Consider Unilever. On any given day, 2 billion people use Unilever products to stay healthy and well. Increased water shortages, population growth, and agricultural availability are a prime concern for the company and a major focus in all areas of its business.

Unilever’s platform–FoundryIDEAS™–crowd sources input on major challenges such as delivering access to basic toilet sanitation for 100 million people by 2020. It’s also home to Unilever Ventures which works closely with the Foundry to provide innovators access to growth financing and mentoring.

3. Power To The People

In terms of sheer numbers, people are at the heart of the Peers Inc. movement. According to Chase, “many smart people worldwide are always going to be smarter than a few smart people within a company.”

Agricultural interests in Southeast Asia annually burn large areas of forest and scrubland. The haze from these fires can be extreme—it caused respiratory illnesses in 50,000 people in Sumatra, Indonesia, and temporarily shut down commercial activity in Singapore, causing billions of dollars in losses.

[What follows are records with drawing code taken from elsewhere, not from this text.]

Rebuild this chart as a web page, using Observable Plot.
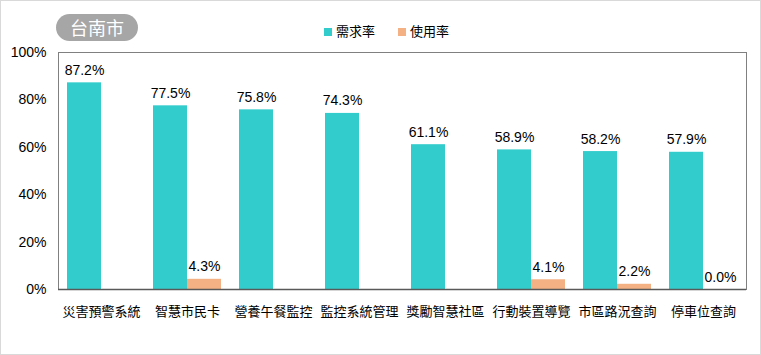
<!DOCTYPE html>
<html>
<head>
<meta charset="utf-8">
<script src="https://cdn.jsdelivr.net/npm/d3@7"></script>
<script src="https://cdn.jsdelivr.net/npm/@observablehq/plot@0.6"></script>
<style>
  html, body { margin: 0; padding: 0; background: #fff; }
  #wrap { position: relative; width: 759px; height: 353px; border: 1px solid #d9d9d9; overflow: hidden;
          font-family: "Liberation Sans", "Noto Sans CJK TC", sans-serif; color: #000; }
  #header { position: relative; height: 43px; }
  #badge { position: absolute; left: 55px; top: 13px; width: 82px; height: 27px; border-radius: 14px;
           background: #a6a6a6; color: #fff; font-size: 18px; line-height: 27px; text-align: center;
           font-family: "Noto Sans CJK TC", sans-serif; }
  .lg { position: absolute; top: 22px; font-size: 13px; line-height: 16px; font-family: "Noto Sans CJK TC", sans-serif; }
  .sw { display: inline-block; width: 8px; height: 8px; margin-right: 4px; vertical-align: 0px; }
  #chart svg { display: block; }
</style>
</head>
<body>
<div id="wrap">
  <div id="header">
    <div id="badge"></div>
    <div id="legend"></div>
  </div>
  <div id="chart"></div>
</div>
<script>
const title = "台南市";
const categories = ["災害預警系統", "智慧市民卡", "營養午餐監控", "監控系統管理", "獎勵智慧社區", "行動裝置導覽", "市區路況查詢", "停車位查詢"];
const seriesNames = ["需求率", "使用率"];
const seriesColors = ["#33cccc", "#f4b183"];
const demand = [87.2, 77.5, 75.8, 74.3, 61.1, 58.9, 58.2, 57.9];
const usage = [null, 4.3, null, null, null, 4.1, 2.2, 0.0];
const yTicks = [0, 20, 40, 60, 80, 100];

const rows = [];
categories.forEach((c, i) => {
  if (demand[i] != null) rows.push({category: c, series: seriesNames[0], value: demand[i]});
  if (usage[i] != null) rows.push({category: c, series: seriesNames[1], value: usage[i]});
});

document.getElementById("badge").textContent = title;
const legend = document.getElementById("legend");
const legendX = [323, 397];
seriesNames.forEach((s, i) => {
  const d = document.createElement("div");
  d.className = "lg";
  d.style.left = legendX[i] + "px";
  d.innerHTML = `<span class="sw" style="background:${seriesColors[i]}"></span>${s}`;
  legend.appendChild(d);
});

const chart = Plot.plot({
  width: 759,
  height: 310,
  marginTop: 8,
  marginBottom: 65,
  marginLeft: 55,
  marginRight: 13,
  style: {fontFamily: "'Liberation Sans','Noto Sans CJK TC',sans-serif", fontSize: "13px", color: "#000", background: "#fff"},
  fx: {domain: categories, padding: 0, label: null},
  x: {domain: seriesNames, axis: null, paddingInner: 0, paddingOuter: 0.25},
  y: {domain: [0, 100], label: null},
  color: {domain: seriesNames, range: seriesColors},
  marks: [
    Plot.barY(rows, {fx: "category", x: "series", y: "value", fill: "series"}),
    Plot.text(rows, {fx: "category", x: "series", y: "value", text: d => d.value.toFixed(1) + "%",
      lineAnchor: "bottom", dy: -8, fontSize: 14, fill: "#000"}),
    Plot.frame({anchor: "top", stroke: "#808080"}),
    Plot.frame({anchor: "left", facetAnchor: "left", stroke: "#808080"}),
    Plot.frame({anchor: "right", facetAnchor: "right", stroke: "#808080"}),
    Plot.ruleY([0], {stroke: "#595959", strokeWidth: 1.5}),
    Plot.axisY({ticks: yTicks, tickSize: 0, tickPadding: 12, tickFormat: d => d + "%", label: null, fontSize: 14}),
    Plot.axisFx({anchor: "bottom", tickSize: 0, tickPadding: 17, label: null, fontSize: 13,
      fontFamily: "'Noto Sans CJK TC',sans-serif"})
  ]
});
document.getElementById("chart").appendChild(chart);
</script>
</body>
</html>
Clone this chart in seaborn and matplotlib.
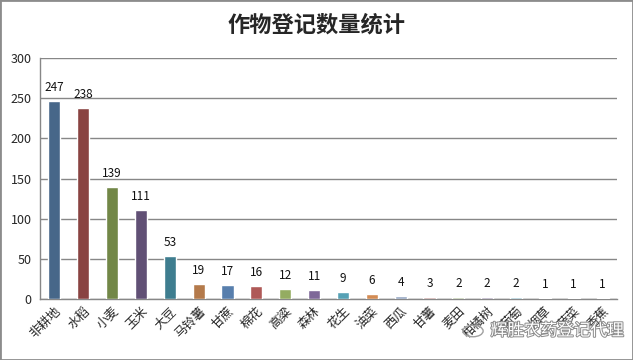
import matplotlib
matplotlib.use("Agg")
import matplotlib.pyplot as plt
import matplotlib.patheffects as pe
import pandas as pd
import seaborn as sns

# crop registration counts
crops = ["非耕地", "水稻", "小麦", "玉米", "大豆", "马铃薯", "甘蔗", "棉花", "高粱", "森林",
         "花生", "油菜", "西瓜", "甘薯", "麦田", "柑橘树", "葡萄", "烟草", "蔬菜", "香蕉"]
counts = [247, 238, 139, 111, 53, 19, 17, 16, 12, 11, 9, 6, 4, 3, 2, 2, 2, 1, 1, 1]
bar_colors = ["#3C6694", "#953735", "#76923C", "#604A7B", "#31859C",
              "#C5783A", "#4A7EBB", "#BE4B48", "#98B954", "#7D60A0",
              "#46AAC5", "#E8883E", "#8EA5CB", "#C79594", "#B7C89D",
              "#A89BBA", "#93C6D6", "#F5C29A", "#B9C9E3", "#E4B9B9"]
yticks = [0, 50, 100, 150, 200, 250, 300]

sns.set_style("white")
plt.rcParams["font.family"] = ["Noto Sans CJK SC", "DejaVu Sans"]

df = pd.DataFrame({"crop": crops, "count": counts})

fig = plt.figure(figsize=(6.33, 3.6), dpi=100)
ax = fig.add_axes([40 / 633, 1 - 299 / 360, 577 / 633, 241 / 360])

sns.barplot(data=df, x="crop", y="count", hue="crop", palette=bar_colors,
            legend=False, width=0.42, ax=ax, zorder=3)

ax.set_ylim(0, 300)
ax.set_xlim(-0.5, len(crops) - 0.5)
ax.set_yticks(yticks)
ax.yaxis.grid(True, color="#878787", linewidth=1, zorder=0)
ax.set_axisbelow(True)
ax.set_xlabel("")
ax.set_ylabel("")

for s in ["top", "right"]:
    ax.spines[s].set_visible(False)
for s in ["left", "bottom"]:
    ax.spines[s].set_color("#878787")
    ax.spines[s].set_linewidth(1)

ax.tick_params(axis="y", length=4, color="#878787", labelsize=9, pad=2)
ax.set_xticks(range(len(crops)))
ax.set_xticklabels(crops, rotation=45, ha="right", rotation_mode="anchor", fontsize=9)
ax.tick_params(axis="x", which="major", length=0, pad=4)
ax.set_xticks([i - 0.5 for i in range(len(crops) + 1)], minor=True)
ax.tick_params(axis="x", which="minor", length=5, color="#878787")

for i, v in enumerate(counts):
    ax.annotate(str(v), (i, v), xytext=(0, 5), textcoords="offset points",
                ha="center", va="bottom", fontsize=8.5, color="#111111")

fig.text(0.5, 1 - 25 / 360, "作物登记数量统计", ha="center", va="center",
         fontsize=16, fontweight="bold")

# watermark
fig.text(0.985, 1 - 331 / 360, "辉胜农药登记代理", ha="right", va="center",
         fontsize=12, color="white",
         path_effects=[pe.withStroke(linewidth=1.4, foreground="#8A8A8A")])
fig.patches.append(plt.Circle((473 / 633, 1 - 331 / 360), 0.016, transform=fig.transFigure,
                              fill=False, edgecolor="#A0A0A0", linewidth=1))

# outer frame
fig.patches.append(plt.Rectangle((0, 0), 1, 1, transform=fig.transFigure, fill=False,
                                 edgecolor="#8C8C8C", linewidth=2))

fig.savefig("out.png", dpi=100)
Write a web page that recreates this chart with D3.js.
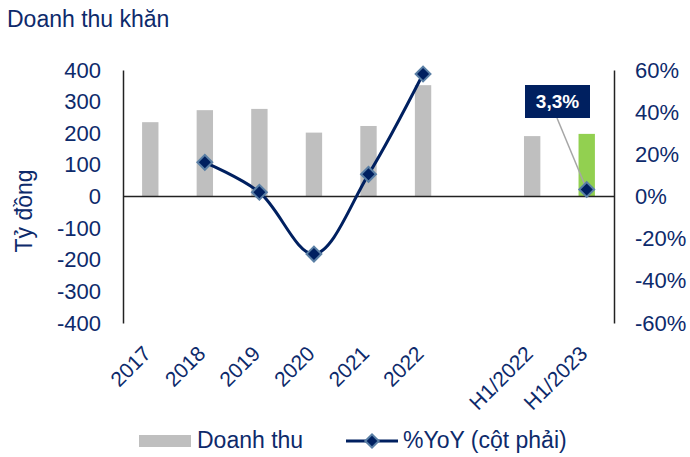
<!DOCTYPE html>
<html><head><meta charset="utf-8">
<script src="https://cdn.jsdelivr.net/npm/d3@7"></script>
<style>body{margin:0;background:#fff}svg{display:block;font-family:"Liberation Sans",Arial,sans-serif}</style>
</head><body>
<svg id="c" width="690" height="457"></svg>
<script>
const categories = ["2017","2018","2019","2020","2021","2022","","H1/2022","H1/2023"];
const revenue = [235, 273, 277, 202, 223, 352, null, 191, 198];
const yoy = [null, 16.2, 2.0, -27.3, 10.5, 58.1, null, null, 3.3];
const leftTicks = [-400,-300,-200,-100,0,100,200,300,400];
const rightTicks = [-60,-40,-20,0,20,40,60];
const highlight = "H1/2023";

const navy = "#0d2a6b", lineC = "#002060";
const FF = "Liberation Sans, Arial, sans-serif";
const svg = d3.select("#c");
const L = 123, R = 614, T = 70, B = 323;

const x = d3.scaleBand().domain(categories.map((d,i)=>i)).range([L,R]).paddingInner(0.7).paddingOuter(0.35);
const xc = i => x(i) + x.bandwidth()/2;
const yL = d3.scaleLinear().domain([-400,400]).range([B,T]);
const yR = d3.scaleLinear().domain([-60,60]).range([B,T]);

svg.append("text").attr("x",7).attr("y",27).attr("font-size",23).attr("fill",navy).text("Doanh thu khăn");

// bars
svg.selectAll("rect.bar").data(revenue.map((v,i)=>({v,i})).filter(d=>d.v!=null)).enter()
  .append("rect").attr("class","bar")
  .attr("x",d=>x(d.i)).attr("width",x.bandwidth())
  .attr("y",d=>yL(d.v)).attr("height",d=>yL(0)-yL(d.v))
  .attr("fill",d=>categories[d.i]===highlight?"#92d050":"#bfbfbf");

// axes
const axL = svg.append("g").attr("transform",`translate(${L},0)`)
  .call(d3.axisLeft(yL).tickValues(leftTicks).tickSize(0).tickPadding(22).tickFormat(d=>String(d)));
axL.select(".domain").attr("stroke","#222").attr("stroke-width",1.5);
axL.selectAll("text").attr("font-size",22).attr("fill",navy).attr("font-family",FF);

const axR = svg.append("g").attr("transform",`translate(${R},0)`)
  .call(d3.axisRight(yR).tickValues(rightTicks).tickSize(0).tickPadding(21).tickFormat(d=>d+"%"));
axR.select(".domain").attr("stroke","#222").attr("stroke-width",1.5);
axR.selectAll("text").attr("font-size",22).attr("fill",navy).attr("font-family",FF);

// zero line
svg.append("line").attr("x1",L).attr("x2",R).attr("y1",yL(0)).attr("y2",yL(0)).attr("stroke","#222").attr("stroke-width",1.5);

// x labels
svg.append("g").selectAll("text").data(categories.map((c,i)=>({c,i})).filter(d=>d.c)).enter()
  .append("text")
  .attr("transform",d=>`translate(${xc(d.i)+2},${355}) rotate(-45)`)
  .attr("text-anchor","end").attr("font-size",21).attr("fill",navy).text(d=>d.c);

// line
const pts = yoy.map((v,i)=>({v,i})).filter(d=>d.v!=null);
const lineGen = d3.line().defined(d=>d.v!=null).x(d=>xc(d.i)).y(d=>yR(d.v)).curve(d3.curveCatmullRom.alpha(0.5));
svg.append("path").datum(yoy.map((v,i)=>({v,i}))).attr("d",lineGen).attr("fill","none").attr("stroke",lineC).attr("stroke-width",3);

// label leader
const hi = categories.indexOf(highlight);
svg.append("line").attr("x1",557).attr("y1",118).attr("x2",xc(hi)).attr("y2",yR(yoy[hi])).attr("stroke","#a6a6a6").attr("stroke-width",1.5);

svg.selectAll("path.mk").data(pts).enter().append("path").attr("class","mk")
  .attr("d",d3.symbol().type(d3.symbolSquare).size(110))
  .attr("transform",d=>`translate(${xc(d.i)},${yR(d.v)}) rotate(45)`)
  .attr("fill",lineC).attr("stroke","#5a7fa5").attr("stroke-width",2);

// data label
svg.append("rect").attr("x",525).attr("y",85).attr("width",65).attr("height",33).attr("fill","#002060");
svg.append("text").attr("x",557.5).attr("y",108).attr("text-anchor","middle").attr("font-size",19).attr("font-weight","bold").attr("fill","#fff")
  .text(String(yoy[hi]).replace(".",",")+"%");

// y title
svg.append("text").attr("transform","translate(32,211) rotate(-90)").attr("text-anchor","middle").attr("font-size",23).attr("fill",navy).text("Tỷ đồng");

// legend
svg.append("rect").attr("x",139).attr("y",435).attr("width",52).attr("height",12).attr("fill","#bfbfbf");
svg.append("text").attr("x",197).attr("y",448).attr("font-size",23).attr("fill",navy).text("Doanh thu");
svg.append("line").attr("x1",346).attr("x2",398).attr("y1",441).attr("y2",441).attr("stroke",lineC).attr("stroke-width",3);
svg.append("path").attr("d",d3.symbol().type(d3.symbolSquare).size(90)).attr("transform","translate(372,441) rotate(45)")
  .attr("fill",lineC).attr("stroke","#5a7fa5").attr("stroke-width",2);
svg.append("text").attr("x",403).attr("y",448).attr("font-size",23).attr("fill",navy).text("%YoY (cột phải)");
</script>
</body></html>
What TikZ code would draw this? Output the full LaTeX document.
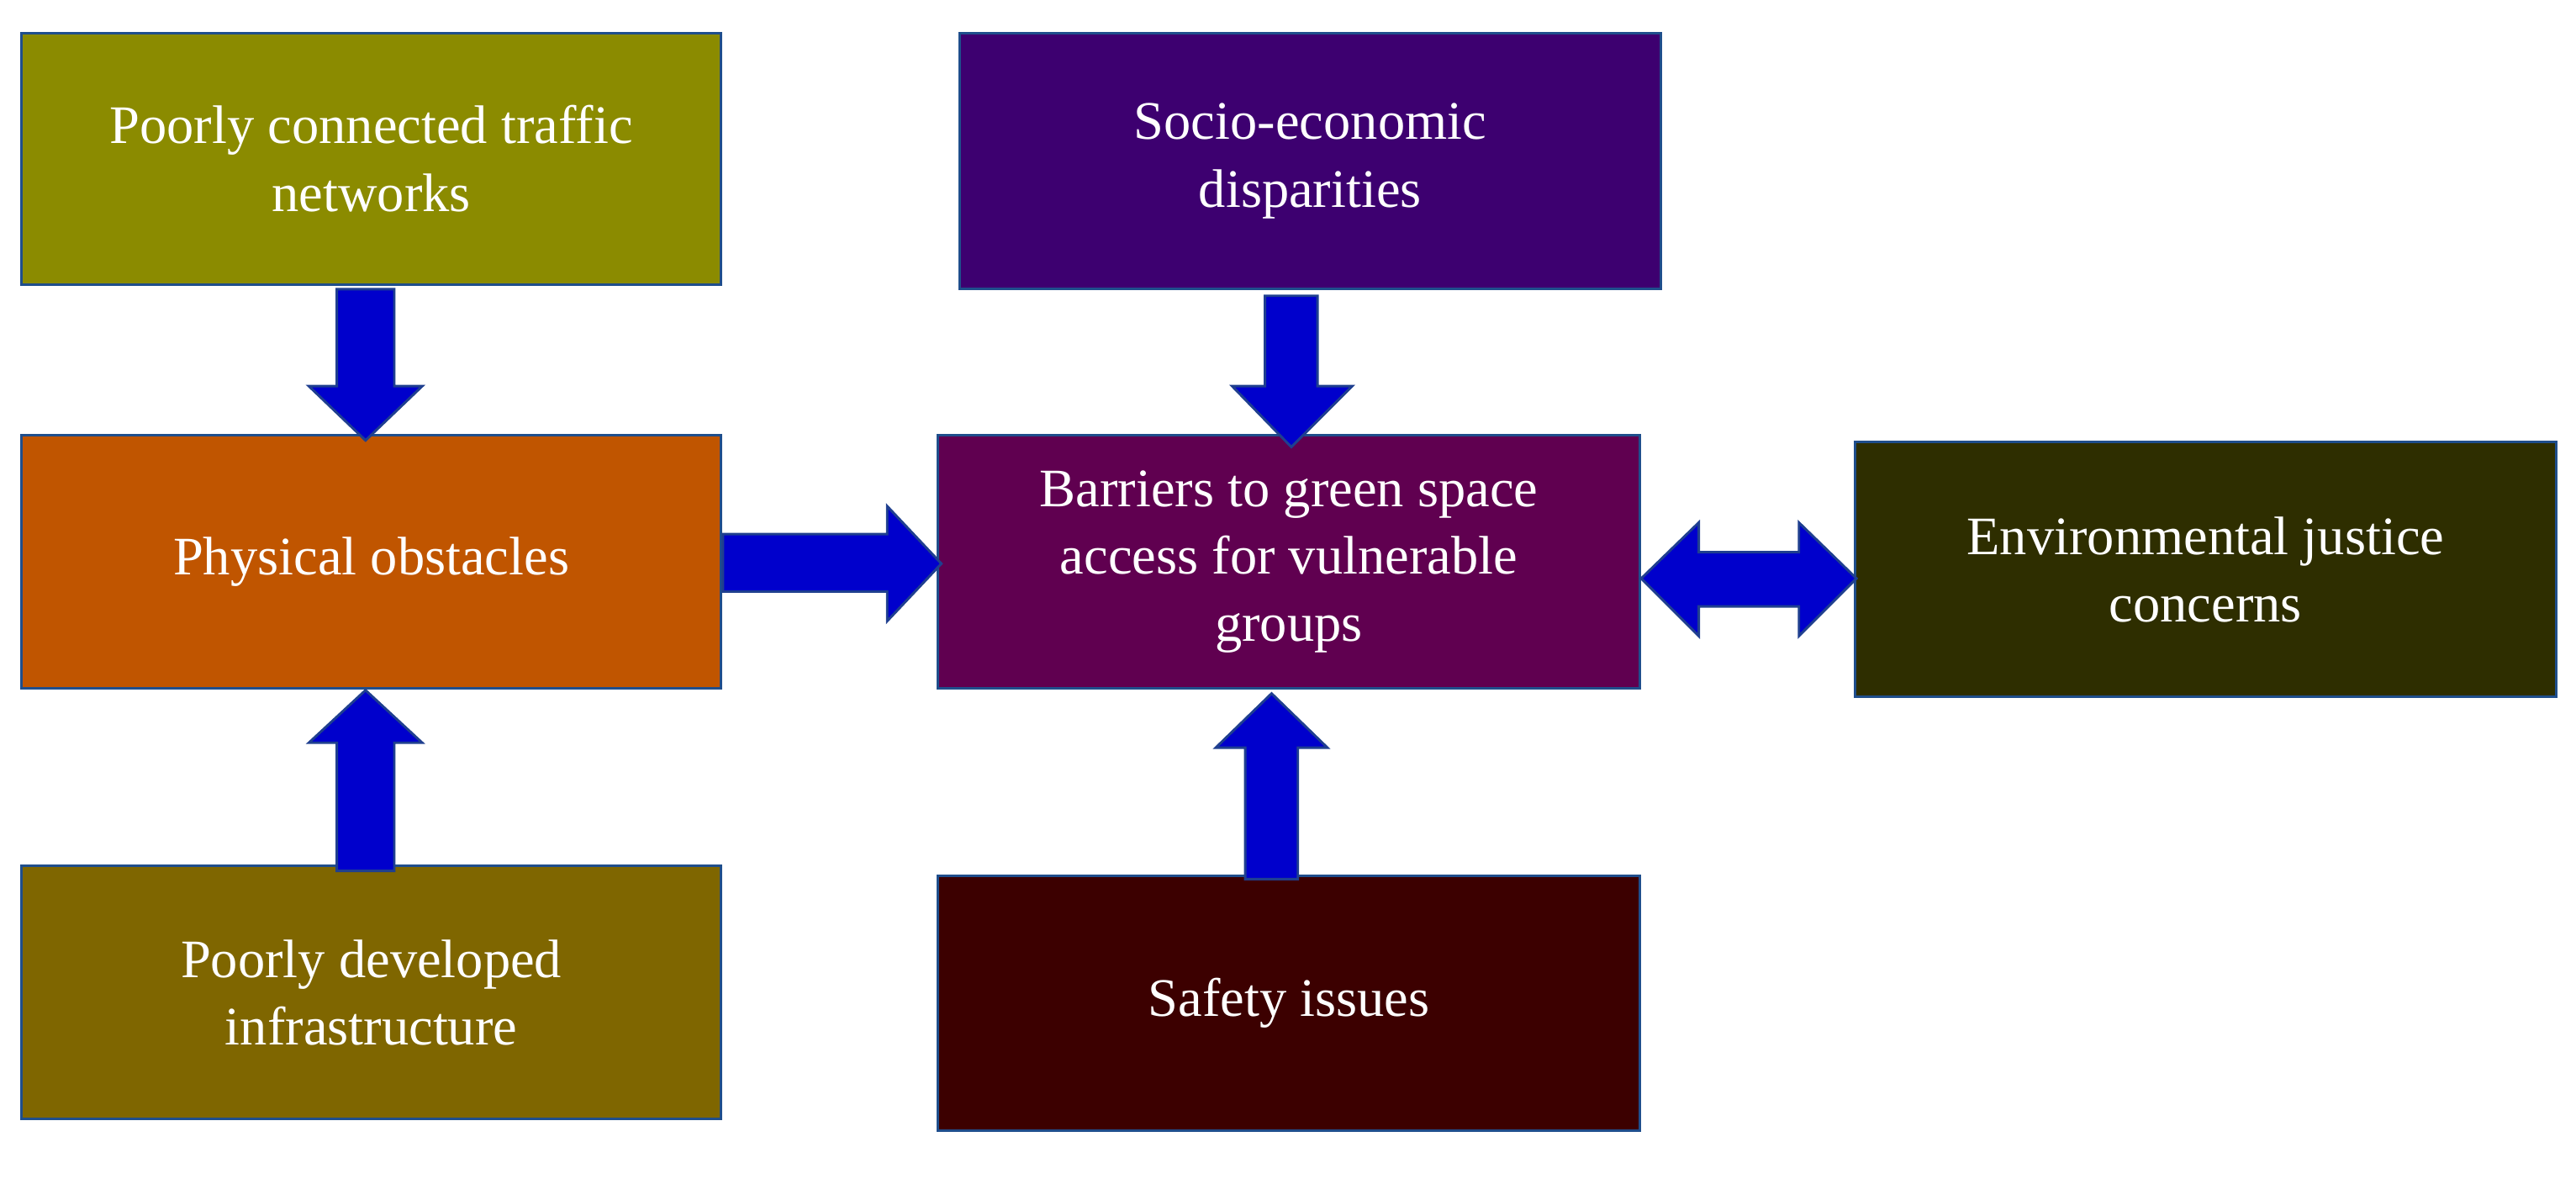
\documentclass[tikz,border=0pt]{standalone}
\usepackage{fontspec}
\setmainfont{Liberation Serif}
\begin{document}
\begin{tikzpicture}[x=1pt,y=-1pt,
  box/.style={draw=boxline,line width=1.5pt,text=white,align=center,inner sep=0pt,
    font=\fontsize{33}{41}\selectfont},
  barrow/.style={fill=arrowblue,draw=arrowline,line width=1.5pt,line join=miter}]
\definecolor{boxline}{HTML}{1F4E8C}
\definecolor{arrowblue}{HTML}{0000CC}
\definecolor{arrowline}{HTML}{1F3F8F}
\useasboundingbox (0,0) rectangle (1568,717);
\tikzset{mk/.style args={#1/#2/#3/#4/#5}{}}
\newcommand{\bx}[6]{\node[box,fill=#6,minimum width={#4-#2},minimum height={#5-#3}] (#1) at ({(#2+#4)/2},{(#3+#5)/2}) {#1x};}
\node[box,fill={rgb,255:red,139;green,139;blue,0},minimum width=426,minimum height=153] (A) at (226,96.5) {Poorly connected traffic\\networks};
\node[box,fill={rgb,255:red,61;green,0;blue,112},minimum width=427,minimum height=156] (B) at (797.5,98) {Socio-economic\\disparities};
\node[box,fill={rgb,255:red,192;green,85;blue,0},minimum width=426,minimum height=154] (C) at (226,342) {Physical obstacles};
\node[box,fill={rgb,255:red,96;green,0;blue,80},minimum width=427,minimum height=154] (D) at (784.5,342) {Barriers to green space\\access for vulnerable\\groups};
\node[box,fill={rgb,255:red,46;green,46;blue,0},minimum width=427,minimum height=155] (E) at (1342.5,346.5) {Environmental justice\\concerns};
\node[box,fill={rgb,255:red,127;green,102;blue,0},minimum width=426,minimum height=154] (F) at (226,604) {Poorly developed\\infrastructure};
\node[box,fill={rgb,255:red,60;green,0;blue,0},minimum width=427,minimum height=155] (G) at (784.5,610.5) {Safety issues};
% A -> C
\draw[barrow] (205,176) -- (240,176) -- (240,235) -- (257,235) -- (222.5,268) -- (188,235) -- (205,235) -- cycle;
% B -> D
\draw[barrow] (770,180) -- (802,180) -- (802,235) -- (823,235) -- (786,272) -- (750,235) -- (770,235) -- cycle;
% C -> D
\draw[barrow] (440,325) -- (540,325) -- (540,308) -- (573,343) -- (540,378) -- (540,360) -- (440,360) -- cycle;
% F -> C
\draw[barrow] (205,530) -- (240,530) -- (240,452) -- (257,452) -- (222.5,420) -- (188,452) -- (205,452) -- cycle;
% G -> D
\draw[barrow] (758,535) -- (790,535) -- (790,455) -- (808,455) -- (774,422) -- (740,455) -- (758,455) -- cycle;
% D <-> E
\draw[barrow] (999,352) -- (1034,318) -- (1034,336) -- (1095,336) -- (1095,318) -- (1130,352) -- (1095,387) -- (1095,369) -- (1034,369) -- (1034,387) -- cycle;
\end{tikzpicture}
\end{document}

Stopping this deforestation required manpower and a user-friendly platform. An NGO called Global Forest Watch used satellite imagery from NASA and land use permit data from the UN to build a website that identified land-clearing zones and potentially responsible parties. Armed with that list, people took to Twitter and were able to escalate the problem. Thanks to the power of the peers and the platform, these companies faced real pressure, local governments investigated, anti-burning laws were enforced, and local watchdog groups were established.

Peers Inc. and the broader sharing economy aren’t perfect, but the opportunities and benefits outweigh the problems. As Chase says, “Peers Inc. can defy the laws of physics and help the needles fly out of the haystack. This is right now. This is reality. There is no time for inaction.”